:: Recorded information ::
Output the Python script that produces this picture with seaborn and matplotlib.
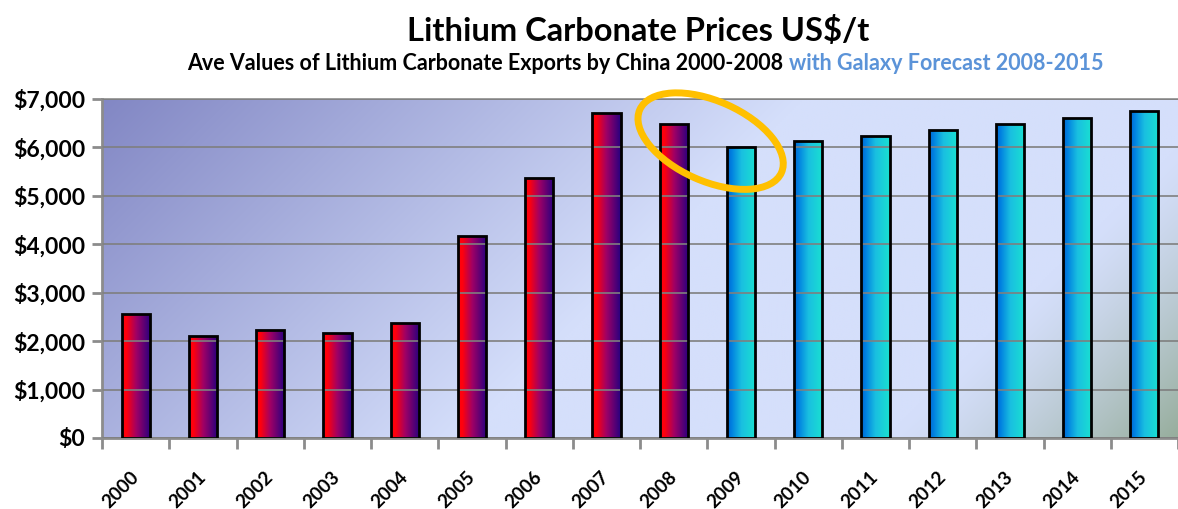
import numpy as np
import pandas as pd
import matplotlib.pyplot as plt
import matplotlib.transforms as mtransforms
from matplotlib.patches import Ellipse
import seaborn as sns

# Data
years = ['2000', '2001', '2002', '2003', '2004', '2005', '2006', '2007',
         '2008', '2009', '2010', '2011', '2012', '2013', '2014', '2015']
prices = [2570, 2110, 2240, 2160, 2370, 4170, 5370, 6720,
          6490, 6000, 6130, 6240, 6350, 6490, 6610, 6750]
period = ['Actual'] * 9 + ['Forecast'] * 7
y_ticks = [0, 1000, 2000, 3000, 4000, 5000, 6000, 7000]
y_labels = ['\\$0', '\\$1,000', '\\$2,000', '\\$3,000', '\\$4,000',
            '\\$5,000', '\\$6,000', '\\$7,000']

df = pd.DataFrame({'year': years, 'price': prices, 'period': period})

sns.set_style('white')
plt.rcParams['font.family'] = ['Lato', 'DejaVu Sans']
plt.rcParams['text.color'] = 'black'

fig = plt.figure(figsize=(11.78, 5.09), dpi=100)
ax = fig.add_axes([0.0866, 0.1395, 0.9134, 0.666])

sns.barplot(data=df, x='year', y='price', color='red', width=0.42,
            edgecolor='black', linewidth=2, ax=ax, zorder=3)

ax.set_xlim(-0.5, 15.5)
ax.set_ylim(0, 7000)

# background gradient of the plot area
W, H = 540, 170
xx, yy = np.meshgrid(np.linspace(0, 1076, W), np.linspace(0, 339, H))
s = np.clip((xx + yy) / 700.0, 0, 1)
c0 = np.array([130, 135, 196]) / 255
c1 = np.array([213, 223, 251]) / 255
bg = c0[None, None, :] * (1 - s[..., None]) + c1[None, None, :] * s[..., None]
# greyish-green tint in the bottom-right corner
dg = ((1076 - xx) + (339 - yy)) / 290.0
g = np.clip(1 - dg, 0, 1) ** 1.3 * 0.85
c2 = np.array([140, 165, 140]) / 255
bg = bg * (1 - g[..., None]) + c2[None, None, :] * g[..., None]
ax.imshow(bg, extent=[0, 1, 0, 1], transform=ax.transAxes, aspect='auto',
          zorder=0, interpolation='bilinear')
ax.set_facecolor('none')

# gradient fill inside each bar
grad = np.linspace(0, 1, 64)
red_stops = np.array([[1.0, 0.0, 0.05], [1.0, 0.0, 0.05], [0.62, 0.0, 0.4], [0.15, 0.0, 0.5]])
blu_stops = np.array([[0.0, 0.4, 0.82], [0.0, 0.5, 0.88], [0.1, 0.75, 0.88], [0.1, 0.88, 0.82]])
stop_pos = [0.0, 0.15, 0.5, 1.0]
for patch, per in zip(ax.patches, period):
    x0, y0 = patch.get_x(), patch.get_y()
    w, h = patch.get_width(), patch.get_height()
    stops = red_stops if per == 'Actual' else blu_stops
    img = np.stack([np.interp(grad, stop_pos, stops[:, k]) for k in range(3)], axis=-1)[None, :, :]
    im = ax.imshow(img, extent=[x0, x0 + w, y0, y0 + h], aspect='auto',
                   zorder=2, interpolation='bilinear')
    im.set_clip_path(patch)
    patch.set_facecolor('none')

ax.set_xlim(-0.5, 15.5)
ax.set_ylim(0, 7000)

# grid and axes
ax.set_axisbelow(False)
ax.yaxis.grid(True, color='#7f7f7f', linewidth=1.2, zorder=1)
ax.xaxis.grid(False)
ax.spines['right'].set_visible(False)
for sp in ['top', 'left', 'bottom']:
    ax.spines[sp].set_color('#8c8c8c')
ax.spines['left'].set_linewidth(2)
ax.spines['bottom'].set_linewidth(2)
ax.spines['top'].set_linewidth(1.2)

ax.set_yticks(y_ticks)
ax.set_yticklabels(y_labels, fontsize=16.5, fontweight='bold')
ax.tick_params(axis='y', length=7, width=2, color='#8c8c8c', pad=5, left=True,
               labelcolor='black')

ax.set_xticks(range(len(years)))
ax.set_xticklabels(years, rotation=45, ha='right', va='center',
                   rotation_mode='anchor', fontsize=13.5, fontweight='bold')
ax.tick_params(axis='x', length=0, pad=26, labelcolor='black')
ax.set_xticks(np.arange(-0.5, 15.6, 1), minor=True)
ax.tick_params(axis='x', which='minor', length=8, width=2, color='#8c8c8c',
               bottom=True)
ax.set_xlabel('')
ax.set_ylabel('')

# orange highlight ellipse around 2008-2009
tr = fig.dpi_scale_trans + mtransforms.ScaledTranslation(8.55, 6130, ax.transData)
ell = Ellipse((0, 0), 1.55, 0.8, angle=-24, transform=tr, fill=False,
              edgecolor='#ffc000', linewidth=5, zorder=6, clip_on=False)
ax.add_patch(ell)

# titles
fig.text(0.542, 0.94, 'Lithium Carbonate Prices US\\$/t', ha='center',
         va='center', fontsize=23.5, fontweight='bold', color='black')
t1 = fig.text(0.159, 0.875, 'Ave Values of Lithium Carbonate Exports by China 2000-2008 ',
              ha='left', va='center', fontsize=15.5, fontweight='bold', color='black')
ax.annotate('with Galaxy Forecast 2008-2015', xy=(1, 0), xycoords=t1,
            va='bottom', ha='left', fontsize=15.5, fontweight='bold',
            color='#5b93d8', annotation_clip=False)

fig.savefig('out.png', dpi=100)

:: Instructions to follow ::
Repeat the listing in full and exactly. Do not include any images.

:: Solution ::
Output the Python script that produces this picture with seaborn and matplotlib.
import numpy as np
import pandas as pd
import matplotlib.pyplot as plt
import matplotlib.transforms as mtransforms
from matplotlib.patches import Ellipse
import seaborn as sns

# Data
years = ['2000', '2001', '2002', '2003', '2004', '2005', '2006', '2007',
         '2008', '2009', '2010', '2011', '2012', '2013', '2014', '2015']
prices = [2570, 2110, 2240, 2160, 2370, 4170, 5370, 6720,
          6490, 6000, 6130, 6240, 6350, 6490, 6610, 6750]
period = ['Actual'] * 9 + ['Forecast'] * 7
y_ticks = [0, 1000, 2000, 3000, 4000, 5000, 6000, 7000]
y_labels = ['\\$0', '\\$1,000', '\\$2,000', '\\$3,000', '\\$4,000',
            '\\$5,000', '\\$6,000', '\\$7,000']

df = pd.DataFrame({'year': years, 'price': prices, 'period': period})

sns.set_style('white')
plt.rcParams['font.family'] = ['Lato', 'DejaVu Sans']
plt.rcParams['text.color'] = 'black'

fig = plt.figure(figsize=(11.78, 5.09), dpi=100)
ax = fig.add_axes([0.0866, 0.1395, 0.9134, 0.666])

sns.barplot(data=df, x='year', y='price', color='red', width=0.42,
            edgecolor='black', linewidth=2, ax=ax, zorder=3)

ax.set_xlim(-0.5, 15.5)
ax.set_ylim(0, 7000)

# background gradient of the plot area
W, H = 540, 170
xx, yy = np.meshgrid(np.linspace(0, 1076, W), np.linspace(0, 339, H))
s = np.clip((xx + yy) / 700.0, 0, 1)
c0 = np.array([130, 135, 196]) / 255
c1 = np.array([213, 223, 251]) / 255
bg = c0[None, None, :] * (1 - s[..., None]) + c1[None, None, :] * s[..., None]
# greyish-green tint in the bottom-right corner
dg = ((1076 - xx) + (339 - yy)) / 290.0
g = np.clip(1 - dg, 0, 1) ** 1.3 * 0.85
c2 = np.array([140, 165, 140]) / 255
bg = bg * (1 - g[..., None]) + c2[None, None, :] * g[..., None]
ax.imshow(bg, extent=[0, 1, 0, 1], transform=ax.transAxes, aspect='auto',
          zorder=0, interpolation='bilinear')
ax.set_facecolor('none')

# gradient fill inside each bar
grad = np.linspace(0, 1, 64)
red_stops = np.array([[1.0, 0.0, 0.05], [1.0, 0.0, 0.05], [0.62, 0.0, 0.4], [0.15, 0.0, 0.5]])
blu_stops = np.array([[0.0, 0.4, 0.82], [0.0, 0.5, 0.88], [0.1, 0.75, 0.88], [0.1, 0.88, 0.82]])
stop_pos = [0.0, 0.15, 0.5, 1.0]
for patch, per in zip(ax.patches, period):
    x0, y0 = patch.get_x(), patch.get_y()
    w, h = patch.get_width(), patch.get_height()
    stops = red_stops if per == 'Actual' else blu_stops
    img = np.stack([np.interp(grad, stop_pos, stops[:, k]) for k in range(3)], axis=-1)[None, :, :]
    im = ax.imshow(img, extent=[x0, x0 + w, y0, y0 + h], aspect='auto',
                   zorder=2, interpolation='bilinear')
    im.set_clip_path(patch)
    patch.set_facecolor('none')

ax.set_xlim(-0.5, 15.5)
ax.set_ylim(0, 7000)

# grid and axes
ax.set_axisbelow(False)
ax.yaxis.grid(True, color='#7f7f7f', linewidth=1.2, zorder=1)
ax.xaxis.grid(False)
ax.spines['right'].set_visible(False)
for sp in ['top', 'left', 'bottom']:
    ax.spines[sp].set_color('#8c8c8c')
ax.spines['left'].set_linewidth(2)
ax.spines['bottom'].set_linewidth(2)
ax.spines['top'].set_linewidth(1.2)

ax.set_yticks(y_ticks)
ax.set_yticklabels(y_labels, fontsize=16.5, fontweight='bold')
ax.tick_params(axis='y', length=7, width=2, color='#8c8c8c', pad=5, left=True,
               labelcolor='black')

ax.set_xticks(range(len(years)))
ax.set_xticklabels(years, rotation=45, ha='right', va='center',
                   rotation_mode='anchor', fontsize=13.5, fontweight='bold')
ax.tick_params(axis='x', length=0, pad=26, labelcolor='black')
ax.set_xticks(np.arange(-0.5, 15.6, 1), minor=True)
ax.tick_params(axis='x', which='minor', length=8, width=2, color='#8c8c8c',
               bottom=True)
ax.set_xlabel('')
ax.set_ylabel('')

# orange highlight ellipse around 2008-2009
tr = fig.dpi_scale_trans + mtransforms.ScaledTranslation(8.55, 6130, ax.transData)
ell = Ellipse((0, 0), 1.55, 0.8, angle=-24, transform=tr, fill=False,
              edgecolor='#ffc000', linewidth=5, zorder=6, clip_on=False)
ax.add_patch(ell)

# titles
fig.text(0.542, 0.94, 'Lithium Carbonate Prices US\\$/t', ha='center',
         va='center', fontsize=23.5, fontweight='bold', color='black')
t1 = fig.text(0.159, 0.875, 'Ave Values of Lithium Carbonate Exports by China 2000-2008 ',
              ha='left', va='center', fontsize=15.5, fontweight='bold', color='black')
ax.annotate('with Galaxy Forecast 2008-2015', xy=(1, 0), xycoords=t1,
            va='bottom', ha='left', fontsize=15.5, fontweight='bold',
            color='#5b93d8', annotation_clip=False)

fig.savefig('out.png', dpi=100)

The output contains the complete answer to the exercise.